Más interesante me parece ese cosquilleo que ha producido en nuestra imaginación, tan pobremente regada en los últimos tiempos. Más allá de la adicción mediática a los grandes titulares y las mayúsculas, creo que en la Gran Renuncia o Gran Dimisión se han volcado los sueños frustrados de una Gran Fuga beethoviana. Todas las grandes catástrofes -guerras o pandemias- generan la ilusión religiosa de una palingenesia o, en término informáticos, de un radical reformateo general. Se ha hablado mucho del “retorno a la normalidad”, pero este deseo era inseparable de otro tan ancestral como decisivo: el deseo de que pasara algo, de que las vidas se voltearan, de que la pandemia nos proporcionase la oportunidad de un “cambio de alma y de civilización”. El alivio de la vuelta a la normalidad, muy limitado y seguramente imposible, se ve acompañado del desasosiego de que todo siga igual: los mismos trabajos, los mismos placeres, la misma desconfianza en el futuro. Esa frustración se ha liberado en la fantasía de una Gran Dimisión o Gran Renuncia, molde de nuestros reprimidos sueños milenaristas: punto de fuga de una imaginación hasta ahora sin salida. “Hasta los ejércitos de mi imaginación sufrían derrotas”, escribió Pessoa. La Gran Dimisión sería -y no es poco- la primera victoria de nuestra imaginación.

No hay, pues, Gran Fuga, entre otras razones porque, si lo intentásemos, ¿adónde huiríamos? El pueblo judío de la Biblia huyó de Egipto a la tierra de Canaan, donde se dedicó al pastoreo y la labranza; las víctimas de la descomposición del imperio romano se convirtieron al cristianismo y huyeron al desierto; los negros cimarrones huían de la esclavitud para organizarse en quilombos en la montaña; y los maltratados por la justicia huían a la sierra o a la selva y constituían guerrillas. ¿Adónde podríamos huir hoy? Esta sensación de claustrofobia, me parece, explica la felicidad imaginaria de una Gran Dimisión, pero obliga, sobre el terreno, a movimientos introspectivos. Quiero decir que, si uno no puede huir hacia el exterior, huye dentro de sí mismo o dentro del recinto cerrado donde discurre su vida.
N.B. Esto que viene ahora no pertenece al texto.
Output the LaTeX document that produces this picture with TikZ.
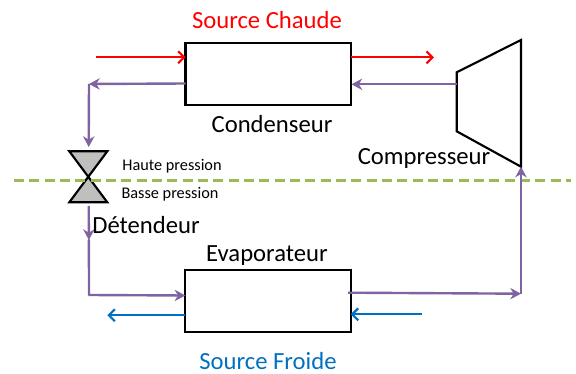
\documentclass[tikz,border=0pt]{standalone}
\usepackage{fontspec}
\setmainfont{Carlito}
\usetikzlibrary{arrows.meta}
\definecolor{cyclecol}{HTML}{8064A2}
\definecolor{coldcol}{HTML}{0070C0}
\definecolor{limitcol}{HTML}{9BBB59}
\definecolor{valvecol}{HTML}{BFBFBF}
\begin{document}
\begin{tikzpicture}[x=0.75pt, y=-0.75pt,
         exchanger/.style = {rectangle, draw=black, line width=1.6pt,
                minimum width=124pt, minimum height=46.5pt,
                inner sep=0pt, outer sep=0pt, anchor=center},
         biglabel/.style = {font=\fontsize{18.5}{22}\selectfont, inner sep=0pt, anchor=center},
         smalllabel/.style = {font=\fontsize{12.2}{14}\selectfont, inner sep=0pt, anchor=center},
         cycle/.style = {draw=cyclecol, line width=1.8pt},
         cycletip/.style = {cycle, -{Stealth[inset=2.5pt, length=8pt, width=8.5pt]}},
         hot/.style = {draw=red, line width=1.6pt, -{Straight Barb[length=4.5pt, width=9pt]}},
         cold/.style = {draw=coldcol, line width=1.6pt, -{Straight Barb[length=4.5pt, width=9pt]}},
         ]
\useasboundingbox (0,0) rectangle (576,374);
% exchangers
\node [exchanger] (cond) at (268.2,74.3) {};
\node [exchanger] (evap) at (268,301) {};
% corners and free ends
\coordinate (hotin)   at (96,57.3);
\coordinate (hotleft) at (185.7,57.3);
\coordinate (hotright) at (350.7,57.3);
\coordinate (hotout)  at (434,57.3);
\coordinate (condout) at (185.7,83.5);
\coordinate (condin)  at (351.5,84.3);
\coordinate (cornerA) at (89,84);
\coordinate (valvein) at (88.7,147);
\coordinate (valveout) at (88.7,206);
\coordinate (midtip)  at (88.9,240);
\coordinate (cornerB) at (89,295);
\coordinate (evapin)  at (185.3,295.5);
\coordinate (evapout) at (348,292.7);
\coordinate (cornerC) at (521,293.7);
\coordinate (coldin)  at (422.3,314.3);
\coordinate (coldright) at (350.7,314.3);
\coordinate (coldleft) at (185.3,315.3);
\coordinate (coldout) at (107.3,315.3);
\coordinate (limitL)  at (14,180.5);
\coordinate (limitR)  at (571,180.5);
% compressor
\coordinate (compA) at (456.7,72.3);
\coordinate (compB) at (521,40);
\coordinate (compC) at (521,166.7);
\coordinate (compD) at (456.7,131.3);
\coordinate (compout) at (456.7,84.3);
\draw [line width=1.6pt, line join=miter] (compA) -- (compB) -- (compC) -- (compD) -- cycle;
% valve
\coordinate (valveTL) at (69.3,151.3);
\coordinate (valveTR) at (107.3,151.3);
\coordinate (valveBL) at (69.3,202.3);
\coordinate (valveBR) at (107.3,202.3);
\draw [fill=valvecol, line width=1.6pt] (valveTL) -- (valveTR) -- (valveBL) -- (valveBR) -- cycle;
% limit between the two pressures
\draw [limitcol, line width=1.7pt, dash pattern=on 7.5pt off 4pt] (limitL) -- (limitR);
% sources
\draw [hot] (hotin) -- (hotleft);
\draw [hot] (hotright) -- (hotout);
\draw [cold] (coldleft) -- (coldout);
\draw [cold] (coldin) -- (coldright);
% fluid
\draw [cycletip] (compout) -- (condin);
\draw [cycletip] (condout) -- (cornerA);
\draw [cycletip] (cornerA) -- (valvein);
\draw [cycletip] (valveout) -- (midtip);
\draw [cycle, line cap=round] (midtip) -- (cornerB);
\draw [cycletip] (cornerB) -- (evapin);
\draw [cycletip] (evapout) -- (cornerC);
\draw [cycletip] (cornerC) -- (compC);
% labels
\node [biglabel, text=red] (hotlabel) at (267,20) {Source Chaude};
\node [biglabel] (condlabel) at (272,124) {Condenseur};
\node [biglabel] (complabel) at (424,158) {Compresseur};
\node [smalllabel] (highlabel) at (172,166) {Haute pression};
\node [smalllabel] (lowlabel) at (170,194.5) {Basse pression};
\node [biglabel] (valvelabel) at (146,225.5) {Détendeur};
\node [biglabel] (evaplabel) at (267,255.5) {Evaporateur};
\node [biglabel, text=coldcol] (coldlabel) at (268,361) {Source Froide};
\end{tikzpicture}
\end{document}
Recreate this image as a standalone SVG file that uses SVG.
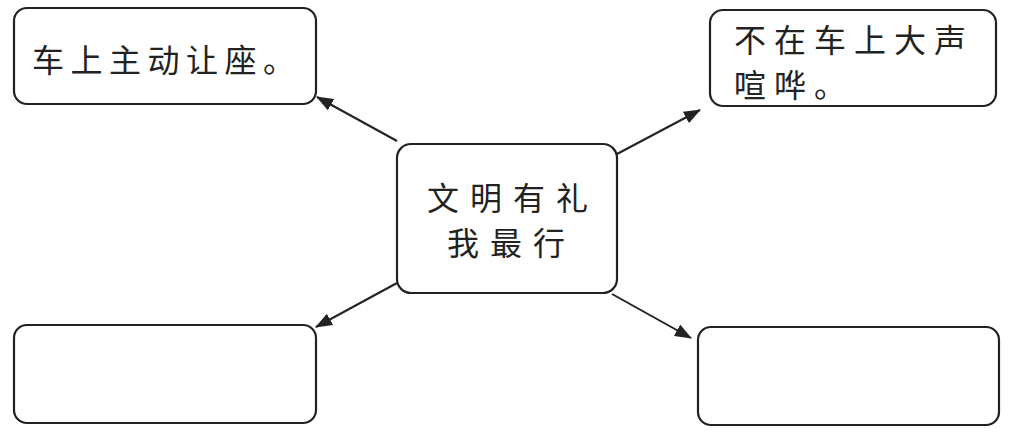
<svg xmlns="http://www.w3.org/2000/svg" width="1014" height="432" viewBox="0 0 1014 432">
<style>
.box{fill:#fff;stroke:#222;stroke-width:2.2}
.t{font-family:"Noto Sans CJK SC","Noto Sans CJK TC",sans-serif;font-size:32px;fill:#222}
.c{stroke:#222;stroke-width:2;fill:none;marker-end:url(#ah)}
</style>
<defs>
<marker id="ah" viewBox="0 0 17 13" refX="16" refY="6.5" markerWidth="17" markerHeight="13" markerUnits="userSpaceOnUse" orient="auto">
<path d="M0,0 L17,6.5 L0,13 Z" fill="#222"/>
</marker>
</defs>
<rect width="1014" height="432" fill="#fff"/>
<g id="connectors">
<line class="c" x1="397" y1="141" x2="317" y2="97"/>
<line class="c" x1="617" y1="154" x2="700" y2="110"/>
<line class="c" x1="397" y1="283" x2="316" y2="327"/>
<line class="c" x1="612" y1="294" x2="691" y2="338"/>
</g>
<g id="center">
<rect class="box" x="397" y="144" width="220" height="149" rx="14"/>
<text class="t" x="427" y="210" letter-spacing="11">文明有礼</text>
<text class="t" x="447" y="255" letter-spacing="11">我最行</text>
</g>
<g id="topLeft">
<rect class="box" x="14" y="8" width="302" height="96" rx="13"/>
<text class="t" x="32" y="72" letter-spacing="6.5">车上主动让座。</text>
</g>
<g id="topRight">
<rect class="box" x="710" y="10" width="286" height="96" rx="13"/>
<text class="t" x="734" y="52" letter-spacing="8">不在车上大声</text>
<text class="t" x="734" y="97" letter-spacing="8">喧哗。</text>
</g>
<g id="bottomLeft">
<rect class="box" x="14" y="325" width="302" height="98" rx="13"/>
</g>
<g id="bottomRight">
<rect class="box" x="698" y="327" width="301" height="98" rx="13"/>
</g>
</svg>
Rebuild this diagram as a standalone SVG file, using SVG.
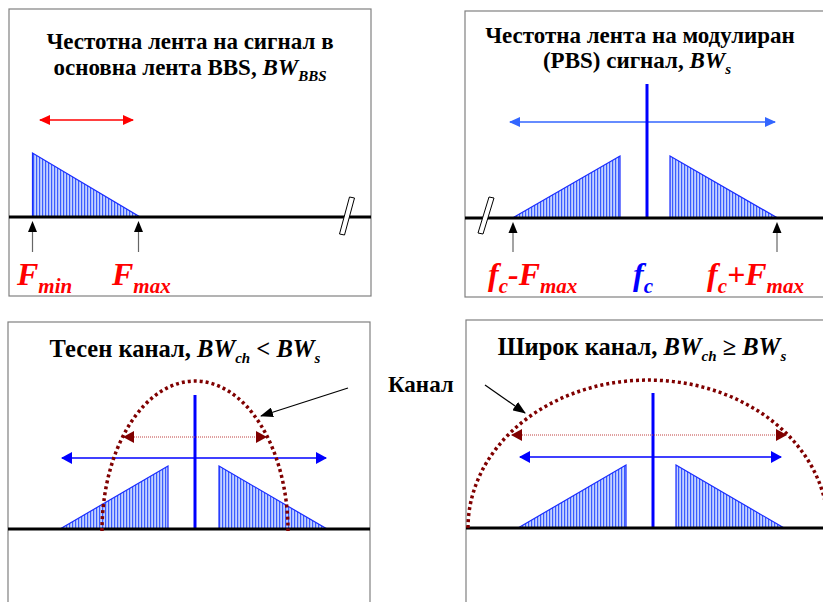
<svg xmlns="http://www.w3.org/2000/svg" width="823" height="602" viewBox="0 0 823 602">
<style>
.frame{fill:#fff;stroke:#808080;stroke-width:1.2}
.axis{stroke:#000;stroke-width:3}
text{font-family:'Liberation Serif','Times New Roman',serif}
.title{font-weight:bold;font-size:23px;fill:#000}
.big{font-size:24.5px}
.it{font-style:italic}
.sub{font-size:15px;font-style:italic}
.lbl{font-weight:bold;font-style:italic;font-size:32px}
.lsub{font-size:21px}
.tri{fill:url(#hatch);stroke:#1a2cff;stroke-width:1.2}
.carrier{stroke:#0000ff;stroke-width:3}
.brk{fill:#fff;stroke:#000;stroke-width:1}
.chan{fill:none;stroke:#800000;stroke-width:3.5;stroke-dasharray:3 3}
.chw{stroke:#c04040;stroke-width:1;stroke-dasharray:1 1;marker-start:url(#mHead);marker-end:url(#mHead)}
</style>
<defs>
<pattern id="hatch" patternUnits="userSpaceOnUse" width="3" height="10">
<rect width="3" height="10" fill="#c4d2ff"/>
<rect x="0" width="1.2" height="10" fill="#3a5cff"/>
</pattern>
<marker id="redHead" markerUnits="userSpaceOnUse" markerWidth="12" markerHeight="10" refX="10" refY="5" orient="auto-start-reverse"><path d="M0,0 L11,5 L0,10 Z" fill="#ff0000"/></marker>
<marker id="lbHead" markerUnits="userSpaceOnUse" markerWidth="12" markerHeight="10" refX="10" refY="5" orient="auto-start-reverse"><path d="M0,0 L11,5 L0,10 Z" fill="#3366ff"/></marker>
<marker id="bHead" markerUnits="userSpaceOnUse" markerWidth="12" markerHeight="12" refX="10" refY="6" orient="auto-start-reverse"><path d="M0,0 L11,6 L0,12 Z" fill="#0000ff"/></marker>
<marker id="mHead" markerUnits="userSpaceOnUse" markerWidth="12" markerHeight="12" refX="10" refY="6" orient="auto-start-reverse"><path d="M0,0 L11,6 L0,12 Z" fill="#800000"/></marker>
<marker id="kHead" markerUnits="userSpaceOnUse" markerWidth="14" markerHeight="10" refX="12" refY="5" orient="auto"><path d="M0,0 L13,5 L0,10 Z" fill="#000"/></marker>
</defs>

<g id="panel-bbs">
<rect class="frame" x="9" y="9" width="362" height="287"/>
<text class="title" x="190" y="49" text-anchor="middle">Честотна лента на сигнал в</text>
<text class="title" x="190" y="75" text-anchor="middle">основна лента BBS, <tspan class="it">BW</tspan><tspan class="sub" dy="6">BBS</tspan></text>
<line x1="40" y1="120" x2="133" y2="120" stroke="#ff0000" stroke-width="1.5" marker-start="url(#redHead)" marker-end="url(#redHead)"/>
<polygon class="tri" points="32.5,153 32.5,217 140,217"/>
<line class="axis" x1="9" y1="217" x2="371" y2="217"/>
<polygon class="brk" points="349.5,197 354.5,198 344.5,235 339.5,234"/>
<line x1="32.5" y1="252" x2="32.5" y2="231" stroke="#666" stroke-width="1.2"/>
<path d="M28,232 L32.5,221 L37,232 Z" fill="#000"/>
<line x1="138.5" y1="252" x2="138.5" y2="231" stroke="#666" stroke-width="1.2"/>
<path d="M134,232 L138.5,221 L143,232 Z" fill="#000"/>
<text class="lbl" x="17" y="285" fill="#ff0000">F<tspan class="lsub" dy="8">min</tspan></text>
<text class="lbl" x="112" y="285" fill="#ff0000">F<tspan class="lsub" dy="8">max</tspan></text>
</g>

<g id="panel-pbs">
<rect class="frame" x="465" y="11" width="400" height="286"/>
<text class="title" x="640" y="43" text-anchor="middle">Честотна лента на модулиран</text>
<text class="title" x="637" y="68" text-anchor="middle">(PBS) сигнал, <tspan class="it">BW</tspan><tspan class="sub" dy="6">s</tspan></text>
<line x1="510" y1="122" x2="775" y2="122" stroke="#3366ff" stroke-width="1.5" marker-start="url(#lbHead)" marker-end="url(#lbHead)"/>
<polygon class="tri" points="512.5,218 620,156 620,218"/>
<polygon class="tri" points="670,156 777.5,218 670,218"/>
<line class="carrier" x1="647" y1="84" x2="647" y2="218"/>
<line class="axis" x1="465" y1="218" x2="823" y2="218"/>
<polygon class="brk" points="489,197 494,198 483,234 478,233"/>
<line x1="513" y1="252" x2="513" y2="232" stroke="#666" stroke-width="1.2"/>
<path d="M508.5,233 L513,222 L517.5,233 Z" fill="#000"/>
<line x1="777" y1="252" x2="777" y2="232" stroke="#666" stroke-width="1.2"/>
<path d="M772.5,233 L777,222 L781.5,233 Z" fill="#000"/>
<text class="lbl" x="488" y="285" fill="#ff0000">f<tspan class="lsub" dy="8">c</tspan><tspan dy="-8">-F</tspan><tspan class="lsub" dy="8">max</tspan></text>
<text class="lbl" x="633" y="285" fill="#0000ff">f<tspan class="lsub" dy="8">c</tspan></text>
<text class="lbl" x="707" y="285" fill="#ff0000">f<tspan class="lsub" dy="8">c</tspan><tspan dy="-8">+F</tspan><tspan class="lsub" dy="8">max</tspan></text>
</g>

<g id="panel-narrow">
<rect class="frame" x="8" y="322" width="362" height="300"/>
<text class="title big" x="185" y="357" text-anchor="middle">Тесен канал, <tspan class="it">BW</tspan><tspan class="sub" dy="6">ch</tspan><tspan dy="-6"> &lt; </tspan><tspan class="it">BW</tspan><tspan class="sub" dy="6">s</tspan></text>
<polygon class="tri" points="60,529 168,466 168,529"/>
<polygon class="tri" points="219,466 327,529 219,529"/>
<line class="carrier" x1="195" y1="395" x2="195" y2="529"/>
<line x1="62" y1="458" x2="326" y2="458" stroke="#0000ff" stroke-width="1.5" marker-start="url(#bHead)" marker-end="url(#bHead)"/>
<line class="chw" x1="124" y1="437" x2="266" y2="437"/>
<line class="axis" x1="8" y1="529" x2="370" y2="529"/>
<path class="chan" d="M102,531 A93,150 0 0 1 288,531"/>
</g>

<g id="panel-wide">
<rect class="frame" x="466" y="320" width="400" height="300"/>
<text class="title big" x="642" y="355" text-anchor="middle">Широк канал, <tspan class="it">BW</tspan><tspan class="sub" dy="6">ch</tspan><tspan dy="-6"> ≥ </tspan><tspan class="it">BW</tspan><tspan class="sub" dy="6">s</tspan></text>
<polygon class="tri" points="518,528 626,465 626,528"/>
<polygon class="tri" points="676,465 784,528 676,528"/>
<line class="carrier" x1="653" y1="393" x2="653" y2="528"/>
<line x1="520" y1="457" x2="781" y2="457" stroke="#0000ff" stroke-width="1.5" marker-start="url(#bHead)" marker-end="url(#bHead)"/>
<line class="chw" x1="512" y1="435" x2="786" y2="435"/>
<line class="axis" x1="466" y1="528" x2="823" y2="528"/>
<path class="chan" d="M468,528 A180,148 0 0 1 828,528"/>
</g>

<g id="label-kanal">
<text class="title" x="388" y="392">Канал</text>
</g>

<g id="connectors">
<line x1="348" y1="388" x2="261" y2="416" stroke="#000" stroke-width="1.2" marker-end="url(#kHead)"/>
<line x1="485" y1="385" x2="525" y2="413" stroke="#000" stroke-width="1.2" marker-end="url(#kHead)"/>
</g>
</svg>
Hay quizás una Gran Fuga, sí, pero es la Gran Fuga de los ricos hacia formas de austeridad elitistas, a la espera de poder escapar materialmente a Marte; la Gran Fuga de un sector de la clase media hacia el teletrabajo; la Gran Fuga del voto hacia partidos destropopulistas extremistas; la Gran Fuga de la razón marchita hacia negacionismos y rebeldías magufas; la Gran Fuga hacia el interior del alma, colgada, como unos calzoncillos sucios, en las tripas de internet.

Está, eso sí, la pequeña y constante fuga reprimida de los cuerpos hacia las fronteras, por las que se cuelan, pese a los golpes, los que terminarán pagando nuestras pensiones y cuidando a nuestros padres. Y está, claro, la Gran Quedada, la de esa mayoría -es decir- que se queda atrapada en sus trabajos de mierda y en sus placeres de mierda; y que sigue cultivando, malhumorada, su razón marchita; y que se vacuna confiando en la ciencia y desconfiando de las farmacéuticas; y que cree que la tierra es limitada y redonda; y prefiere los Reyes Magos a los extraterrestres.

Si no se puede organizar la Gran Fuga hay que organizar la Gran Quedada. Eso se llama -o es eso a lo que debería llamarse- “política”. Después de la pandemia -si es que podemos hablar en pasado- mucha gente sueña con Grandes Dimisiones colectivas y se queda con las ganas de cambiar de vida y de placeres. Si no encontramos una alternativa, si no nos damos razones y medios para quedarnos, la imaginación lenitiva de una Gran Renuncia, desecada de nuevo, dejará paso a más y más numerosas Grandes Fugas internas: detrás de los muros, hacia nuestros idénticos, contra los otros.